For all his power and wealth, Alex is still a teenager at the start of the book, which means he makes a lot of stupid decisions. He also makes some really good ones, which makes him an interesting character. It can be difficult at times to decide if you like him or hate him. This same back and forth exists even after he becomes an adult.
If you’re a fan of compelling dialogue, you will not find it here. When the characters do speak, their conversations are short and don’t offer a lot of substance. Also, I found the character development to be lacking in some ways. Most of the secondary characters come across as one-dimensional, and this makes it hard to relate to them. Alex’s personality does go through a lot of changes during the story, which is nice, but I would have liked to see similar development with some of the other characters.

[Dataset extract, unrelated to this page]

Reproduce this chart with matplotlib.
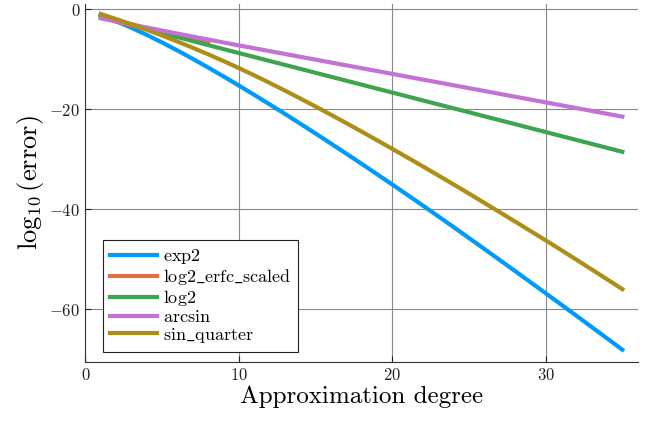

This isn’t a series that I would recommend for young readers. Although the main character is a teenager, there is still a lot of adult content throughout the story that I would not consider appropriate for younger age groups, namely the sex and constant drug use. Older teenagers and adults would be the proper audience in my opinion.
I did find a few grammatical errors, but overall this book seems to have been edited better than the first one. It is always nice to see an author’s writing improve over time. It shows that they are serious about their work.
I rate Superhighway 2 as 3 out of 4 stars. The plot is interesting, and if it wasn’t for the poor dialogue and character development, I would have rated it as a perfect 4. It’s a quick, but enjoyable read, for any lover of science fiction.